Content problems with Google's featured snippets may even be more serious. According to the search engine optimizing service MozCast, currently about 15 per cent of Google searches return a result including a featured snippet, which on Google.com just looks like a text box – one of many results – off to the right side. However, if you searched using one of Google's voice-assistant or smart-home products and a snippet was returned, the context of the other results on a Web page is missing and the service would read the snippet aloud as if that was the one true answer.
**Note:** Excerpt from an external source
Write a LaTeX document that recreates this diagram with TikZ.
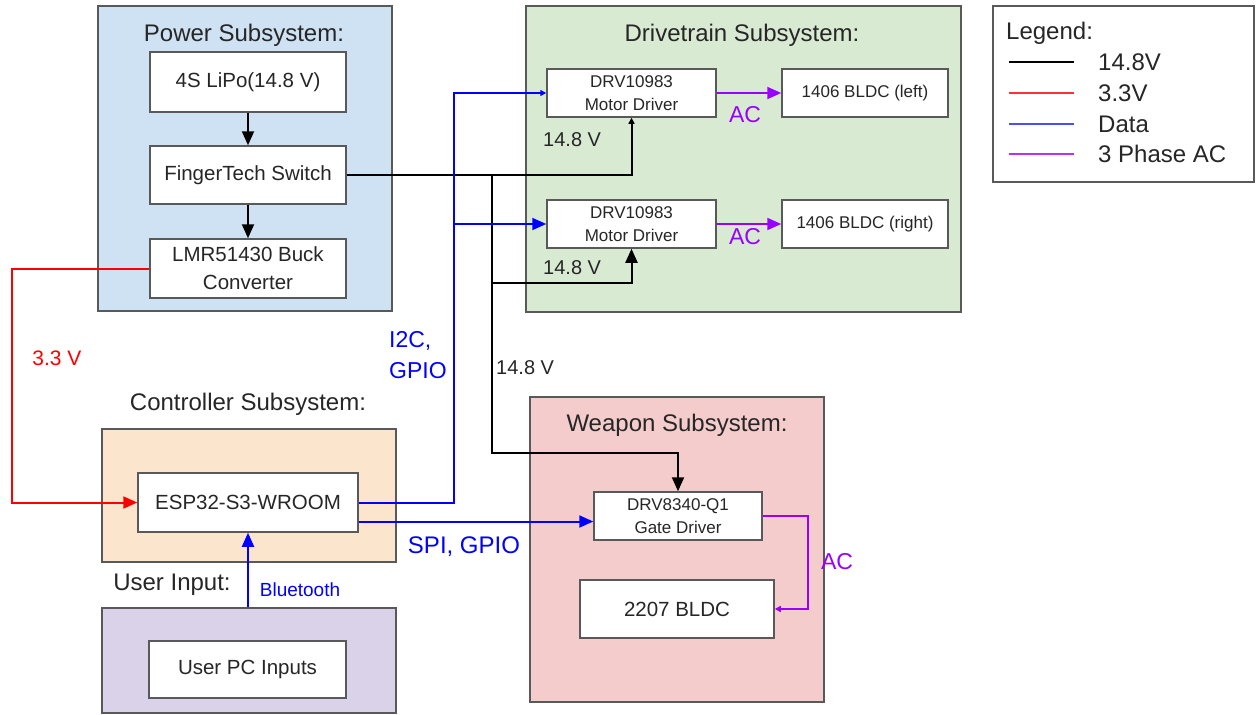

In recent months, users have posted videos of a "smart device" responding with answers sponsored by racist or conspiratorial sites, such as false claims that former president Barack Obama was plotting a coup, or allegations that four U.S. presidents had been members of the Ku Klux Klan (there is little evidence to suggest any U.S. president was an active or former KKK member).
"There are people who are writing all kinds of things on the Web," says Mr. Gomes, who added that one issue Google is having is finding high-quality sources to promote in place of some of the more explicit content. "Journalists are not covering some of these conspiracy theories."
As Mr. Gomes points out in his blog post, it's both a strength and a limitation of its service that Google doesn't create its own content.
The trouble is that some users go to Google to find others who agree with the latest reality-challenged statement from their preferred political leader … Other users who find the same counterfactual content might assume the world -+ or Google – has gone mad.
"The content that appears in these features is generated algorithmically and is a reflection of what people are searching for and what's available on the Web. This can sometimes lead to results that are unexpected," Mr. Gomes writes.
The changes began rolling out in the U.S. and international markets today.